Who’s your main audience?

It’s funny, I never really think much about a target audience. To my surprise, I found that many of the fans of Wish You Were Here were teenage girls. I don’t specifically write for a particular age bracket, but many of the topical themes of my stories are definitely not for younger readers. As many readers have told me, none of my books are typical of their genres. So I suppose I’m writing for the jaded fan of speculative fiction, the ones who are tired of the same old thing.

Out of all of your characters, which is your favorite?

I’d have to say Dynamistress is. Mainly because she’s probably going to see this interview and she kinda scares me.

Do you use your OWN experiences?

Actually, yes. Reckoning has a number of personal experiences in it. For example, Chapter Six opens with a scene that takes place when Dinah is in first grade, involving an inoculation. It actually happened to me, as did several others.

Was it easy to pick the title for your book?

It usually is, yes.
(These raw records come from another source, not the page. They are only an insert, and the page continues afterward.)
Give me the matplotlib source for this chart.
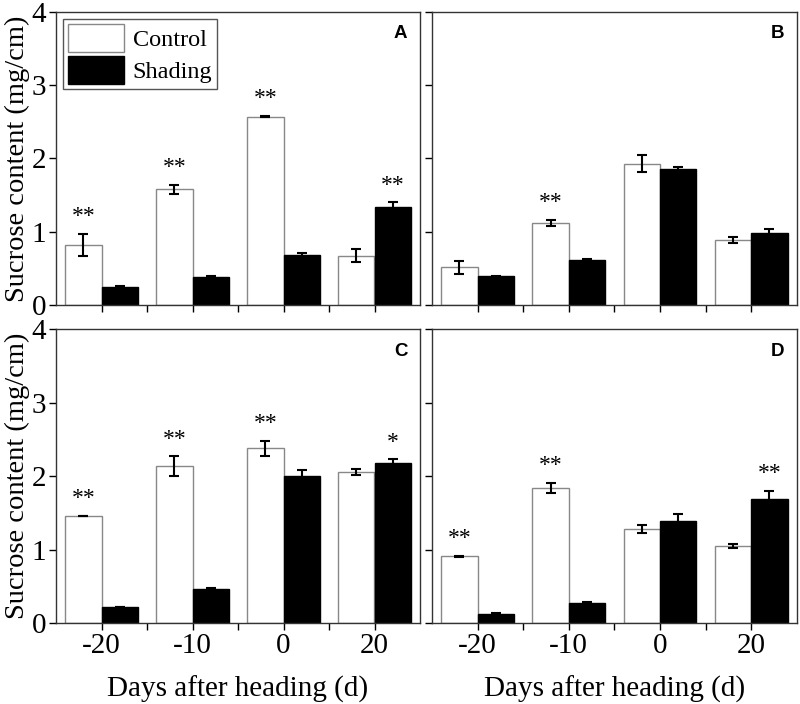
import numpy as np
import matplotlib
matplotlib.use("Agg")
import matplotlib.pyplot as plt
from matplotlib.ticker import FixedLocator

days = ["-20", "-10", "0", "20"]
panels = ["A", "B", "C", "D"]

# mean and error, per panel: Control then Shading
control = {
    "A": [0.82, 1.58, 2.57, 0.67],
    "B": [0.51, 1.12, 1.93, 0.89],
    "C": [1.46, 2.14, 2.38, 2.06],
    "D": [0.91, 1.84, 1.28, 1.05],
}
control_err = {
    "A": [0.15, 0.06, 0.01, 0.09],
    "B": [0.09, 0.04, 0.11, 0.04],
    "C": [0.0, 0.13, 0.10, 0.04],
    "D": [0.01, 0.07, 0.05, 0.03],
}
shading = {
    "A": [0.24, 0.38, 0.68, 1.33],
    "B": [0.39, 0.61, 1.85, 0.98],
    "C": [0.22, 0.47, 2.01, 2.18],
    "D": [0.12, 0.27, 1.39, 1.69],
}
shading_err = {
    "A": [0.02, 0.01, 0.03, 0.07],
    "B": [0.01, 0.01, 0.03, 0.05],
    "C": [0.005, 0.01, 0.07, 0.05],
    "D": [0.01, 0.01, 0.10, 0.11],
}
# significance marks: (series, day index, text)
stars = {
    "A": [("c", 0, "**"), ("c", 1, "**"), ("c", 2, "**"), ("s", 3, "**")],
    "B": [("c", 1, "**")],
    "C": [("c", 0, "**"), ("c", 1, "**"), ("c", 2, "**"), ("s", 3, "*")],
    "D": [("c", 0, "**"), ("c", 1, "**"), ("s", 3, "**")],
}

plt.rcParams['font.family'] = ['Liberation Serif', 'DejaVu Serif']

fig = plt.figure(figsize=(8, 7.04), dpi=100)
positions = {
    "A": [0.07, 0.567, 0.455, 0.416],
    "B": [0.54, 0.567, 0.456, 0.416],
    "C": [0.07, 0.115, 0.455, 0.417],
    "D": [0.54, 0.115, 0.456, 0.417],
}

x = np.arange(len(days))
w = 0.4
edge = "#333333"

for p in panels:
    ax = fig.add_axes(positions[p])
    ax.bar(x - w / 2, control[p], w, color="white", edgecolor="#888888", linewidth=1,
           label="Control", zorder=2)
    ax.bar(x + w / 2, shading[p], w, color="black", edgecolor="black", linewidth=1,
           label="Shading", zorder=2)
    ax.errorbar(x - w / 2, control[p], yerr=control_err[p], fmt="none", ecolor="black",
                elinewidth=1.5, capsize=3.5, capthick=1.5, zorder=3)
    ax.errorbar(x + w / 2, shading[p], yerr=shading_err[p], fmt="none", ecolor="black",
                elinewidth=1.5, capsize=3.5, capthick=1.5, zorder=3)

    for series, i, txt in stars[p]:
        if series == "c":
            xs, top = x[i] - w / 2, control[p][i] + control_err[p][i]
        else:
            xs, top = x[i] + w / 2, shading[p][i] + shading_err[p][i]
        ax.text(xs, top + 0.09, txt, ha="center", va="bottom", fontsize=17)

    ax.set_xlim(-0.5, 3.5)
    ax.set_ylim(0, 4)
    ax.set_yticks([0, 1, 2, 3, 4])
    ax.set_xticks(x)
    ax.xaxis.set_minor_locator(FixedLocator([0.5, 1.5, 2.5]))
    ax.tick_params(axis="both", which="both", direction="out", length=5, width=1,
                   labelsize=21, colors="black")
    ax.tick_params(axis="both", which="major", pad=2)
    for s in ax.spines.values():
        s.set_color(edge)
        s.set_linewidth(1)

    if p in ("A", "C"):
        ax.set_ylabel("Sucrose content (mg/cm)", fontsize=20.5, labelpad=1)
    else:
        ax.set_yticklabels([])
    if p in ("C", "D"):
        ax.set_xticklabels(days)
        ax.set_xlabel("Days after heading (d)", fontsize=21, labelpad=12)
    else:
        ax.set_xticklabels([])

    ax.text(0.965, 0.955, p, transform=ax.transAxes, ha="right", va="top",
            fontsize=13.5, fontweight="bold", family="Liberation Sans")

    if p == "A":
        ax.legend(loc="upper left", fontsize=17.5, frameon=True, fancybox=False,
                  edgecolor="#555555", framealpha=1, handlelength=2.3, handleheight=1.4,
                  borderpad=0.2, labelspacing=0.15, handletextpad=0.35,
                  borderaxespad=0.3)

fig.savefig("out.png", dpi=100)
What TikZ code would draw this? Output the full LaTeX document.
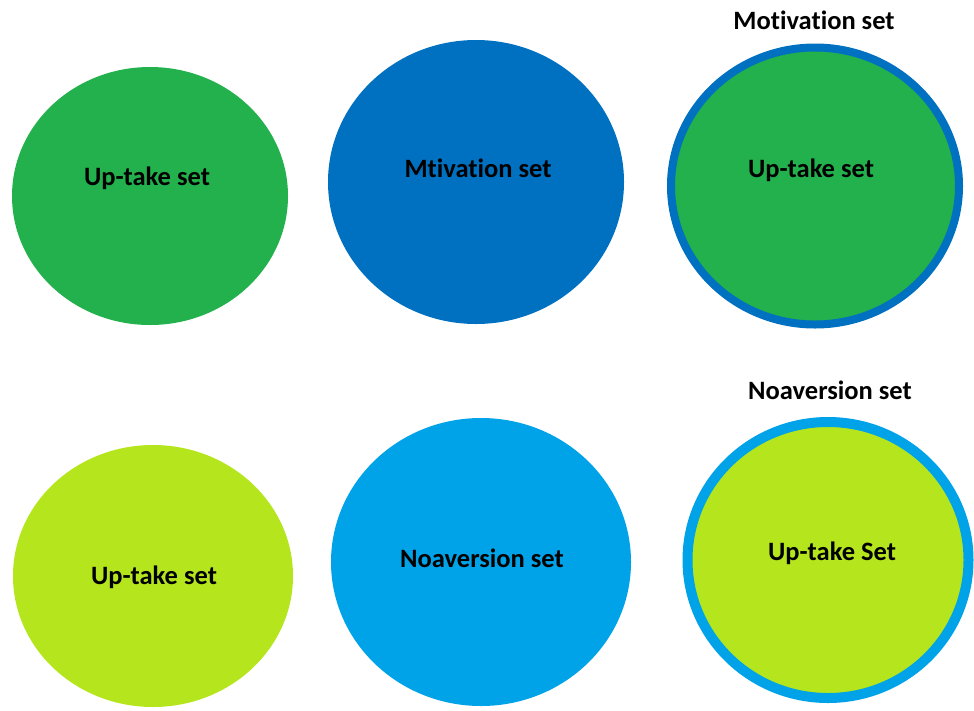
\documentclass[tikz,border=0pt]{standalone}
\usepackage{fontspec}
\setmainfont[Ligatures={NoCommon,NoContextual}]{Carlito}
\usetikzlibrary{shapes.geometric}
\definecolor{setgreen}{HTML}{22B14C}
\definecolor{setnavy}{HTML}{0070C0}
\definecolor{setlime}{HTML}{B5E61D}
\definecolor{setsky}{HTML}{00A2E8}
\tikzset{
  setdisc/.style={ellipse, inner sep=0pt, draw=none},
  ringdisc/.style={ellipse, inner sep=0pt},
  lbl/.style={font=\bfseries\fontsize{26.5}{30}\selectfont, text=black, inner sep=0pt}
}
\begin{document}
\begin{tikzpicture}[x=1pt,y=-1pt]
  \useasboundingbox (0,0) rectangle (974,710);
  % top row
  \node[setdisc, fill=setgreen, minimum width=276pt, minimum height=258pt] (ga) at (150,196) {};
  \node[lbl] at (147,178) (gat) {Up-take set};
  \node[setdisc, fill=setnavy, minimum width=296pt, minimum height=284pt] (mb) at (476,182) {};
  \node[lbl] at (478,168) (mbt) {Mtivation set};
  \node[ringdisc, fill=setgreen, draw=setnavy, line width=8pt, minimum width=288pt, minimum height=277pt] (gm) at (815,186) {};
  \node[lbl] at (811,170) (gmt) {Up-take set};
  \node[lbl] at (814,20) (gmc) {Motivation set};
  % bottom row
  \node[setdisc, fill=setlime, minimum width=280pt, minimum height=262pt] (la) at (153,576) {};
  \node[lbl] at (154,577) (lat) {Up-take set};
  \node[setdisc, fill=setsky, minimum width=300pt, minimum height=288pt] (nb) at (481,562) {};
  \node[lbl] at (482,558) (nbt) {Noaversion set};
  \node[ringdisc, fill=setlime, draw=setsky, line width=10pt, minimum width=281pt, minimum height=276pt] (ln) at (828,560) {};
  \node[lbl] at (832,553) (lnt) {Up-take Set};
  \node[lbl] at (830,390) (lnc) {Noaversion set};
\end{tikzpicture}
\end{document}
The weird thing is that the titles of all my published works have “common” words and phrases for titles. Still, they’re perfectly fitting for the stories.

If you could pick one profession what would you choose if you were not an author?

Rock star. It’s no secret that I’m a frustrated musician. But I’m a much better writer than I am a guitarist, so…

What are you currently working on?

The second book in my current series is now in the final editing stages and I’m also participating in NaNoWriMo (for the first time) by diving into the final book in the trilogy.


What is your favorite flavor of ice cream? Y’know, this is a pet peeve. Ben & Jerry’s keeps killing my favorites of theirs! As a kid, I despised chocolate ice cream, but I’ve started taking a liking to it. I also like coffee ice cream, especially with chunks of toffee.

Night owl, or early bird? Avowed night owl who has somehow evolved into an early bird. It’s sick and wrong.

Red, or white wine? Not a fan of wine unless it’s made from something other than grapes. Cherry wine, anyone?

Roller Coasters or Water Rides? Water rides, definitely, though it’s been forever since I’ve been to an amusement park.

Swimming in the ocean or a pool? Pool. With as few people as possible. It’s been forever since I’ve been swimming, too.

Walking or fitness club? Walking. Or more likely, riding my bike around town.

Thank you for chatting with our readers and for allowing Room With Books to be part of your tour!.

About the Author

Vincent M. Wales was raised in the small town of Brockway, Pennsylvania, where he frequently complained about the weather. Since then, he has worn many hats, including writing instructor, suicide prevention crisis counselor, essayist, Big Brother, freethought activist, wannabe rock star, and award-winning novelist.

He spends most of his writing time in coffee shops, since his cats fail to grasp the entire concept of “writing time.”

He currently lives in Sacramento, California, where he frequently complains about the weather.